After a very long hiatus, I am finally back to weaving! I’ve decided to start with some basic designs, to help me learn the software and understand jacquard design. So I started with this horse design, a piece of clipart from Dover’s Chinese Cut-Paper Designs:
My jacquard design software (Arahweave) translates color into weave structure – all pixels of a given color are replaced with the weave structure assigned to that color. (Think of it as “paint by numbers,” except with weave structures.) So choosing different colors for each of the horses allowed me to make each horse, and each background, a different weave structure.
I decided to use matelassé as the structure because it sounded interesting to me: two layers of cloth stitched together in a design, with a stuffer weft between the layers to allow the design to pop out. I liked the three-dimensionality, and the different structures on top and bottom of the cloth (with different warp densities between top and bottom) would allow me to explore hitherto unused features in the weaving software.
I searched, and found two articles on the Web about designing matelassé. One was Arahweave’s tutorial on creating a matelassé shell, and the other was Stacey Harvey-Brown’s blog post on the topic. I decided to make all three horse foregrounds the same – double weave with a stuffer weft between the layers to puff out the design – but made each background different. In one background, I wove the background as a single layer with the stuffer weft on the back, using a twill design. In one background, I “quilted” the background by using diamond-shaped stitchers. And in one background, I set the stitchers much closer together in diagonal lines.
Here’s the result:
The left-hand horse, with the single-layer twill background, stands out the most, but of course it has color to help. But I also think the puffiness is most distinct compared to the other two. The center horse is just barely legible and the right-hand horse is largely invisible.
I’m a bit disappointed – I was hoping for more puffiness, and more clearly defined horses – but I have a couple ideas for how to fix it. First, I need to tighten up the back side of the cloth, which I wove at half the density of the front side and which is therefore Way Too Loose:
Second, I think I want to use a thicker stuffer weft. I used a superwash wool, sport weight, that I happened to have on hand, but I think today I’ll go to the yarn store and buy a thicker and loftier yarn.

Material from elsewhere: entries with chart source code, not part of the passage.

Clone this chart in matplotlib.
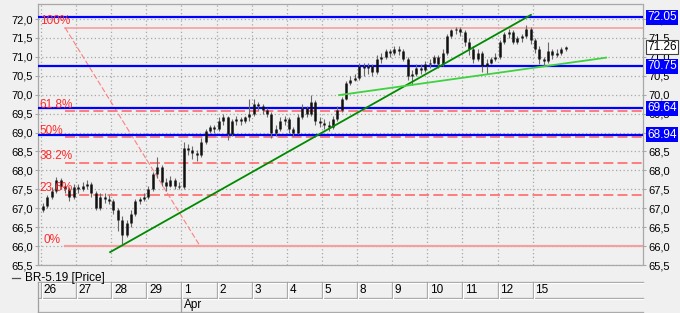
import numpy as np
import matplotlib
matplotlib.use("Agg")
import matplotlib.pyplot as plt
from matplotlib.lines import Line2D

plt.rcParams['font.family'] = ['Liberation Sans', 'DejaVu Sans']

# the data
day_labels = ['26', '27', '28', '29', '1', '2', '3', '4', '5', '8', '9', '10', '11', '12', '15']
month_label = 'Apr'
month_day = 4          # index of "1" in day_labels
bars_per_day = 8

# one line per trading day
opens = [66.95, 67.05, 67.3, 67.45, 67.75, 67.6, 67.5, 67.3,
         67.55, 67.5, 67.6, 67.65, 67.4, 67.0, 67.3, 67.25,
         67.2, 66.95, 66.7, 66.3, 66.6, 66.85, 67.2, 67.25,
         67.3, 67.5, 67.9, 68.1, 67.7, 67.6, 67.75, 67.6,
         67.55, 68.6, 68.55, 68.45, 68.4, 68.75, 69.05, 69.15,
         69.1, 69.3, 69.4, 68.95, 69.3, 69.35, 69.3, 69.4,
         69.5, 69.75, 69.7, 69.6, 69.5, 69.0, 69.1, 69.3,
         69.35, 69.1, 69.0, 69.4, 69.65, 69.5, 69.8, 69.3,
         69.25, 69.2, 69.15, 69.35, 69.6, 69.9, 70.3, 70.4,
         70.45, 70.75, 70.7, 70.75, 70.6, 70.95, 71.0, 71.15,
         71.1, 71.2, 71.15, 70.95, 70.5, 70.55, 70.7, 70.65,
         70.8, 70.85, 71.0, 70.8, 71.1, 71.55, 71.7, 71.75,
         71.65, 71.4, 71.2, 70.95, 71.1, 70.75, 70.85, 70.95,
         71.0, 71.4, 71.6, 71.65, 71.4, 71.5, 71.55, 71.75,
         71.45, 71.2, 70.95, 70.9, 71.15, 71.05, 71.1, 71.2]
highs = [67.15, 67.35, 67.55, 67.82, 67.8, 67.65, 67.55, 67.65,
         67.65, 67.7, 67.75, 67.7, 67.45, 67.4, 67.4, 67.35,
         67.25, 67.0, 66.8, 66.7, 66.95, 67.25, 67.3, 67.4,
         67.6, 67.95, 68.35, 68.15, 67.8, 67.85, 67.8, 67.7,
         68.75, 68.7, 68.65, 68.55, 68.85, 69.1, 69.2, 69.2,
         69.4, 69.5, 69.45, 69.35, 69.45, 69.4, 69.45, 69.9,
         69.9, 69.8, 69.75, 69.65, 69.55, 69.2, 69.4, 69.45,
         69.4, 69.15, 69.5, 69.75, 69.7, 70.0, 69.85, 69.4,
         69.35, 69.3, 69.45, 69.7, 69.95, 70.35, 70.5, 70.55,
         70.85, 70.85, 70.85, 70.8, 71.05, 71.1, 71.2, 71.2,
         71.3, 71.3, 71.2, 71.0, 70.65, 70.8, 70.8, 70.9,
         70.95, 71.05, 71.05, 71.2, 71.6, 71.75, 71.8, 71.8,
         71.7, 71.5, 71.3, 71.2, 71.15, 70.95, 71.0, 71.1,
         71.45, 71.65, 71.75, 71.7, 71.55, 71.6, 71.85, 71.8,
         71.5, 71.3, 71.0, 71.4, 71.2, 71.2, 71.25, 71.3]
lows = [66.9, 67.0, 67.25, 67.4, 67.5, 67.4, 67.2, 67.25,
        67.4, 67.45, 67.5, 67.3, 66.95, 66.95, 67.15, 67.1,
        66.85, 66.4, 66.05, 66.25, 66.5, 66.8, 67.1, 67.2,
        67.25, 67.45, 67.8, 67.6, 67.45, 67.55, 67.5, 67.5,
        67.5, 68.4, 68.3, 68.25, 68.35, 68.7, 69.0, 69.0,
        69.05, 69.2, 68.8, 68.9, 69.2, 69.2, 69.25, 69.3,
        69.45, 69.6, 69.5, 69.4, 68.85, 68.9, 69.05, 69.2,
        69.0, 68.9, 68.95, 69.35, 69.4, 69.45, 69.2, 69.15,
        69.1, 69.05, 69.1, 69.3, 69.55, 69.85, 70.25, 70.35,
        70.4, 70.5, 70.55, 70.5, 70.55, 70.85, 70.95, 71.0,
        71.05, 71.05, 70.9, 70.4, 70.25, 70.5, 70.55, 70.6,
        70.7, 70.8, 70.7, 70.75, 71.05, 71.5, 71.6, 71.55,
        71.3, 71.05, 70.85, 70.9, 70.6, 70.55, 70.8, 70.9,
        70.95, 71.35, 71.5, 71.35, 71.35, 71.4, 71.5, 71.35,
        71.1, 70.8, 70.75, 70.85, 70.95, 71.0, 71.05, 71.15]
closes = [67.05, 67.3, 67.45, 67.75, 67.6, 67.5, 67.3, 67.55,
          67.5, 67.6, 67.65, 67.4, 67.0, 67.3, 67.25, 67.2,
          66.95, 66.7, 66.3, 66.6, 66.85, 67.2, 67.25, 67.3,
          67.5, 67.9, 68.1, 67.7, 67.6, 67.75, 67.6, 67.55,
          68.6, 68.55, 68.45, 68.4, 68.75, 69.05, 69.15, 69.1,
          69.3, 69.4, 68.95, 69.3, 69.35, 69.3, 69.4, 69.5,
          69.75, 69.7, 69.6, 69.5, 69.0, 69.1, 69.3, 69.35,
          69.1, 69.0, 69.4, 69.65, 69.5, 69.8, 69.3, 69.25,
          69.2, 69.15, 69.35, 69.6, 69.9, 70.3, 70.4, 70.45,
          70.75, 70.7, 70.75, 70.6, 70.95, 71.0, 71.15, 71.1,
          71.2, 71.15, 70.95, 70.5, 70.55, 70.7, 70.65, 70.8,
          70.85, 71.0, 70.8, 71.1, 71.55, 71.7, 71.75, 71.65,
          71.4, 71.2, 70.95, 71.1, 70.75, 70.85, 70.95, 71.0,
          71.4, 71.6, 71.65, 71.4, 71.5, 71.55, 71.75, 71.45,
          71.2, 70.95, 70.9, 71.15, 71.05, 71.1, 71.2, 71.26]

blue_levels = [72.05, 70.75, 69.64, 68.94]
last_price = 71.26
fib_low, fib_high = 66.0, 71.77
fib_ratios = [0.0, 0.236, 0.382, 0.5, 0.618, 1.0]
fib_names = ['0%', '23.6%', '38.2%', '50%', '61.8%', '100%']
fib_x = [0.69, 4.53]            # start of fib tool / end of its diagonal (day units)
trend_dark_x = [1.97, 13.95]
trend_dark_y = [65.84, 72.11]
trend_light_x = [8.49, 16.09]
trend_light_y = [69.99, 70.98]

# figure layout (pixels)
W, H = 680, 313
BG = '#f0f0f0'
GRID = '#a8a8a8'
x0, x1, ytop, ybot = 38.3, 643, 4.3, 265

fig = plt.figure(figsize=(W / 100, H / 100), dpi=100, facecolor=BG)
ax = fig.add_axes([x0 / W, 1 - ybot / H, (x1 - x0) / W, (ybot - ytop) / H])
ax.set_facecolor(BG)
ax.set_xlim(-0.074, 17.14)
ax.set_ylim(65.5, 72.39)

# grid
yt = np.arange(65.5, 72.01, 0.5)
ax.set_yticks(yt)
ax.set_yticklabels([f"{v:.1f}".replace('.', ',') for v in yt])
ax.set_xticks(np.arange(len(day_labels)))
ax.set_xticklabels([])
ax.grid(True, color=GRID, ls=(0, (1, 2)), lw=0.9)
ax.tick_params(axis='x', length=0)
ax.tick_params(axis='y', left=True, right=True, labelleft=True, labelright=True,
               length=2, pad=2, labelsize=8, color=GRID)
for s in ax.spines.values():
    s.set_color(GRID)
    s.set_linestyle((0, (1, 1)))
    s.set_linewidth(0.9)

# fibonacci levels
for r, name in zip(fib_ratios, fib_names):
    lvl = fib_low + r * (fib_high - fib_low)
    if r in (0.0, 1.0):
        ax.plot([fib_x[0], ax.get_xlim()[1]], [lvl, lvl], color='#f4a0a0',
                lw=1.6 if r == 0 else 1.2, zorder=2)
    else:
        ax.plot([fib_x[0], ax.get_xlim()[1]], [lvl, lvl], color='#ff6a6a',
                lw=1.2, ls=(0, (6, 2.5)), zorder=2)
    tx = 0.06 if r == 0 else -0.03
    ax.text(tx, lvl + 0.01, name, color='#ff2a2a', fontsize=8.5,
            va='bottom', ha='left', zorder=5)
ax.plot(fib_x, [fib_high, fib_low], color='#ff8080', lw=0.8,
        ls=(0, (5, 2)), zorder=2)

# blue horizontal levels
for v in blue_levels:
    ax.axhline(v, color='#0000ff', lw=1.6, zorder=3)

# candles
n = len(closes)
xs = (np.arange(n) + 0.5) / bars_per_day
o = np.array(opens)
c = np.array(closes)
lo_body = np.minimum(o, c)
hi_body = np.maximum(np.maximum(o, c), lo_body + 0.04)
ax.vlines(xs, lows, highs, color='#6a6a6a', lw=0.8, zorder=4)
ax.vlines(xs, lo_body, hi_body, color='#111111', lw=1.8, zorder=4)

# trend lines
ax.plot(trend_dark_x, trend_dark_y, color='#008a00', lw=1.3, zorder=5)
ax.plot(trend_light_x, trend_light_y, color='#3fd23f', lw=1.3, zorder=5)

# right-hand price boxes
tr = ax.get_yaxis_transform()
for v in blue_levels:
    ax.text(1.0068, v, f"{v:.2f}", transform=tr, clip_on=False, fontsize=8.5,
            color='white', ha='left', va='center', zorder=10,
            bbox=dict(boxstyle='square,pad=0.12', fc='#0000ff', ec='none'))
ax.text(1.0068, last_price, f"{last_price:.2f}", transform=tr, clip_on=False,
        fontsize=8.5, color='black', ha='left', va='center', zorder=10,
        bbox=dict(boxstyle='square,pad=0.12', fc='white', ec='#404040', lw=0.8))

# date band under the chart
ax2 = fig.add_axes([x0 / W, 0, (x1 - x0) / W, 32 / H])
ax2.set_xlim(ax.get_xlim())
ax2.set_ylim(313, 281)
ax2.axis('off')
xl = ax.get_xlim()
for yy in (282, 297.5, 312):
    ax2.plot(xl, [yy, yy], color='#a0a0a0', lw=0.9, clip_on=False)
    ax2.plot(xl, [yy + 1, yy + 1], color='white', lw=0.9, clip_on=False)
ax2.plot([xl[0], xl[0]], [282, 312], color='#a0a0a0', lw=0.9, clip_on=False)
for i, lab in enumerate(day_labels):
    xb = max(i, xl[0] + 0.01)
    ax2.plot([xb, xb], [282, 297.5], color='#a0a0a0', lw=0.9)
    ax2.plot([xb + 0.03, xb + 0.03], [283, 297.5], color='white', lw=0.9)
    ax2.text(xb + 0.08, 290, lab, fontsize=8.5, va='center', ha='left')
ax2.plot([month_day, month_day], [297.5, 312], color='#a0a0a0', lw=0.9)
ax2.text(month_day + 0.08, 305, month_label, fontsize=8.5, va='center', ha='left')

# legend line
fig.add_artist(Line2D([12 / W, 20 / W], [1 - 278 / H, 1 - 278 / H], color='#505050', lw=0.9))
fig.text(25 / W, 1 - 278 / H, 'BR-5.19 [Price]', fontsize=8.5, va='center', ha='left')

fig.savefig('out.png', dpi=100, facecolor=BG)
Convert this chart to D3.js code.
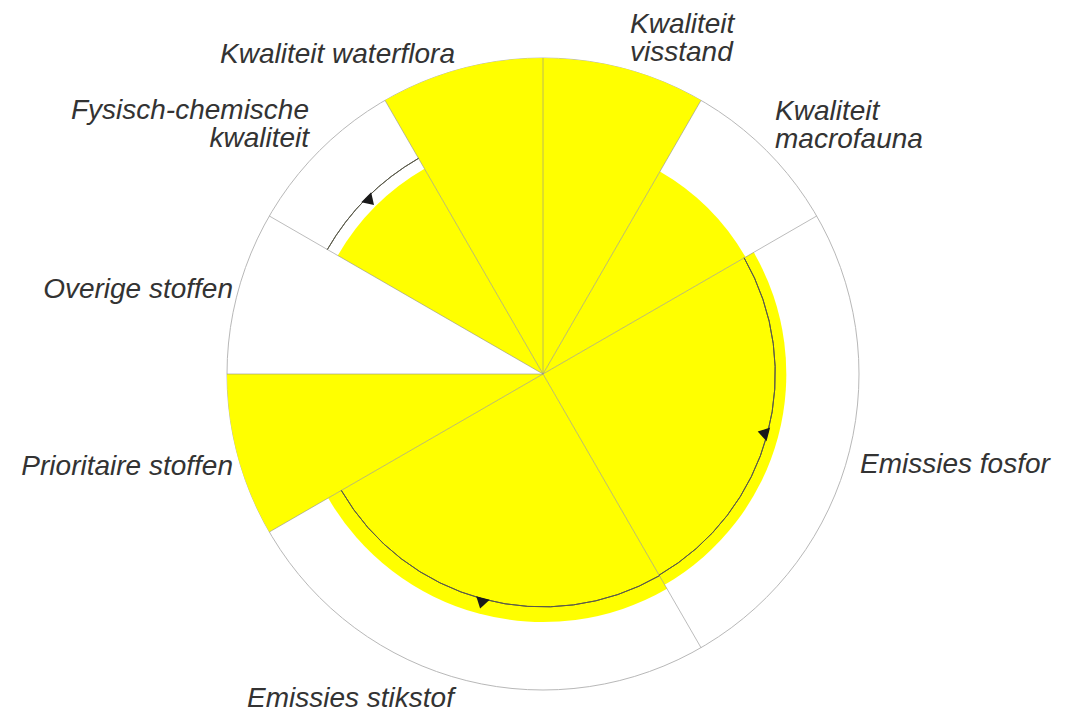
<!DOCTYPE html>
<html>
<head>
<meta charset="utf-8">
<script src="https://cdn.jsdelivr.net/npm/d3@7"></script>
<style>
  html, body { margin: 0; padding: 0; background: #fff; }
  #mainContainer { width: 1066px; height: 714px; }
</style>
</head>
<body>
<div id="mainContainer"></div>
<script>
// sectors, clockwise from 12 o'clock
var categories = ["Kwaliteit visstand", "Kwaliteit macrofauna", "Emissies fosfor", "Emissies stikstof",
                  "Prioritaire stoffen", "Overige stoffen", "Fysisch-chemische kwaliteit", "Kwaliteit waterflora"];
var spans = [30, 30, 90, 90, 30, 30, 30, 30];           // sector width in degrees
var scores = [1.0, 0.74, 0.77, 0.785, 1.0, 0, 0.75, 1.0]; // filled part (0..1)
var refLevels = [null, null, 0.735, 0.737, null, null, 0.788, null]; // dark reference arc
var trends = [0, 0, -1, 1, 0, 0, -1, 0];                  // arrow: 1 outward, -1 inward

// label text lines (layout is kept separately below)
var labelLines = [["Kwaliteit", "visstand"], ["Kwaliteit", "macrofauna"], ["Emissies fosfor"], ["Emissies stikstof"],
                  ["Prioritaire stoffen"], ["Overige stoffen"], ["Fysisch-chemische", "kwaliteit"], ["Kwaliteit waterflora"]];
var labelLayout = [
  { x: 630, y: 33, anchor: "start" },
  { x: 775, y: 120, anchor: "start" },
  { x: 860, y: 473, anchor: "start" },
  { x: 247, y: 707, anchor: "start" },
  { x: 233, y: 475, anchor: "end" },
  { x: 233, y: 298, anchor: "end" },
  { x: 309, y: 119, anchor: "end" },
  { x: 455, y: 63, anchor: "end" }
];

var width = 1066, height = 714,
    cx = 543, cy = 374, outerR = 316;

var svg = d3.select('#mainContainer').append('svg')
    .attr('width', width)
    .attr('height', height);

var g = svg.append('g')
    .attr('transform', 'translate(' + cx + ',' + cy + ')');

var rscale = d3.scaleLinear().domain([0, 1]).range([0, outerR]);
var toRad = function(deg) { return deg * Math.PI / 180; };

// cumulative angles
var data = [];
var acc = 0;
for (var i = 0; i < categories.length; i++) {
    data.push({
        name: categories[i], start: acc, end: acc + spans[i],
        score: scores[i], ref: refLevels[i], trend: trends[i],
        lines: labelLines[i], pos: labelLayout[i]
    });
    acc += spans[i];
}

// outer ring
g.append("circle")
    .attr("r", rscale(1))
    .attr("fill", "none")
    .attr("stroke", "#b8b8b8")
    .attr("stroke-width", 1);

// yellow sectors
var arc = d3.arc()
    .innerRadius(0)
    .outerRadius(function(d) { return rscale(d.score); })
    .startAngle(function(d) { return toRad(d.start); })
    .endAngle(function(d) { return toRad(d.end); });

g.append("g").selectAll("path")
    .data(data.filter(function(d) { return d.score > 0; }))
    .enter()
    .append("path")
    .attr("d", arc)
    .attr("fill", "#ffff00");

// divider spokes
g.append("g").selectAll("line")
    .data(data)
    .enter()
    .append("line")
    .attr("x1", 0).attr("y1", 0)
    .attr("x2", function(d) { return rscale(1) * Math.sin(toRad(d.start)); })
    .attr("y2", function(d) { return -rscale(1) * Math.cos(toRad(d.start)); })
    .attr("stroke", "#8f8f8f")
    .attr("stroke-opacity", 0.6)
    .attr("stroke-width", 1);

// reference arcs
var refs = data.filter(function(d) { return d.ref != null; });
var refArc = d3.arc()
    .innerRadius(function(d) { return rscale(d.ref); })
    .outerRadius(function(d) { return rscale(d.ref); })
    .startAngle(function(d) { return toRad(d.start); })
    .endAngle(function(d) { return toRad(d.end); });

g.append("g").selectAll("path")
    .data(refs)
    .enter()
    .append("path")
    .attr("d", refArc)
    .attr("fill", "none")
    .attr("stroke", "#5a5a4a")
    .attr("stroke-width", 1);

// trend arrows at the sector middle
g.append("g").selectAll("path")
    .data(refs)
    .enter()
    .append("path")
    .attr("d", "M-7,-5L7,-5L0,6Z")
    .attr("fill", "#1a1a1a")
    .attr("transform", function(d) {
        var mid = (d.start + d.end) / 2;
        var r = rscale(d.ref) + d.trend * 4;
        var x = r * Math.sin(toRad(mid)), y = -r * Math.cos(toRad(mid));
        // triangle tip points +y; rotate so it points outward (trend 1) or inward (-1)
        var rot = d.trend > 0 ? mid + 180 : mid;
        return "translate(" + x + "," + y + ") rotate(" + rot + ")";
    });

// labels
var labels = svg.append("g")
    .attr("font-family", "'Liberation Sans', Arial, sans-serif")
    .attr("font-style", "italic")
    .attr("font-size", "28px")
    .attr("fill", "#333");

data.forEach(function(d) {
    var t = labels.append("text")
        .attr("x", d.pos.x)
        .attr("y", d.pos.y)
        .attr("text-anchor", d.pos.anchor);
    d.lines.forEach(function(line, k) {
        t.append("tspan")
            .attr("x", d.pos.x)
            .attr("dy", k === 0 ? 0 : 28)
            .text(line);
    });
});
</script>
</body>
</html>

Third, I’m going to add a thin border – a pixel or two, no more – of single cloth around the horses. The unfortunate part of doing this is that it will add a black border around the horses, as my bottom warp is black, which messes up the quality of the experiment. But I think it will make the horse design show more clearly.
I’m going to try to get this done today. I had originally intended to go to a guild meeting and a party today instead, but I slept twelve hours last night and am still exhausted, usually a sign that my body is fighting off some kind of infectious disease. So rather than infect others, I’ll stay home and weave!